The protesters also called on the government to reinstate the “except Israel” clause in Bangladeshi passports, which had barred nationals from traveling to Israel. Even though Bangladesh has no diplomatic relations with Israel, the clause was removed in 2021 by the previous administration of Sheikh Hasina, who was ousted in a popular uprising last year.

Participants at the rally said they already follow many aspects of Saturday’s declaration — especially the boycott call.

“I stopped buying Israeli products from the very beginning of this latest round of Israeli aggression, which started about a year and a half ago. I even stopped buying Coca-Cola, though it’s a very popular and well-known drink here. This is my personal way of protesting against Israel — as an individual,” said Arman Sheikh, a businessman in Dhaka.

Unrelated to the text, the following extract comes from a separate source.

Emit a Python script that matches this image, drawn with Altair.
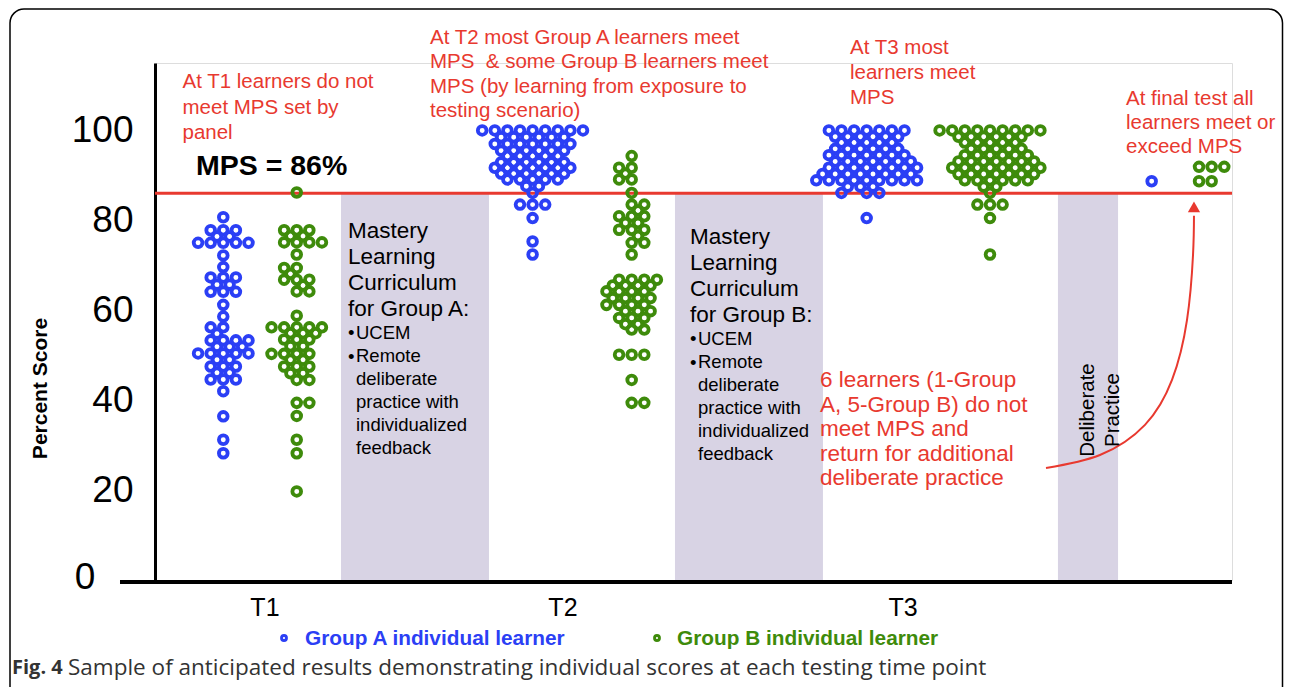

“This kind of boycott can definitely make a difference. There’s nothing stronger than the power of the masses.”

Nasrin Begum, a teacher, said she has been trying to avoid global brands for their possible links with Israel, instead choosing local alternatives.

“Before purchasing cosmetics, now I always google about their origin. If anything in my search shows a connection to Israel, I avoid those products,” she said.

“It’s not very difficult to find a suitable substitute for Israeli-linked goods. It’s an open market economy. We can get any products from anywhere in the world. It’s all about our mindset and determination. I wouldn’t be able to forgive myself if I continued purchasing Israeli-linked goods after all the atrocities they are committing.”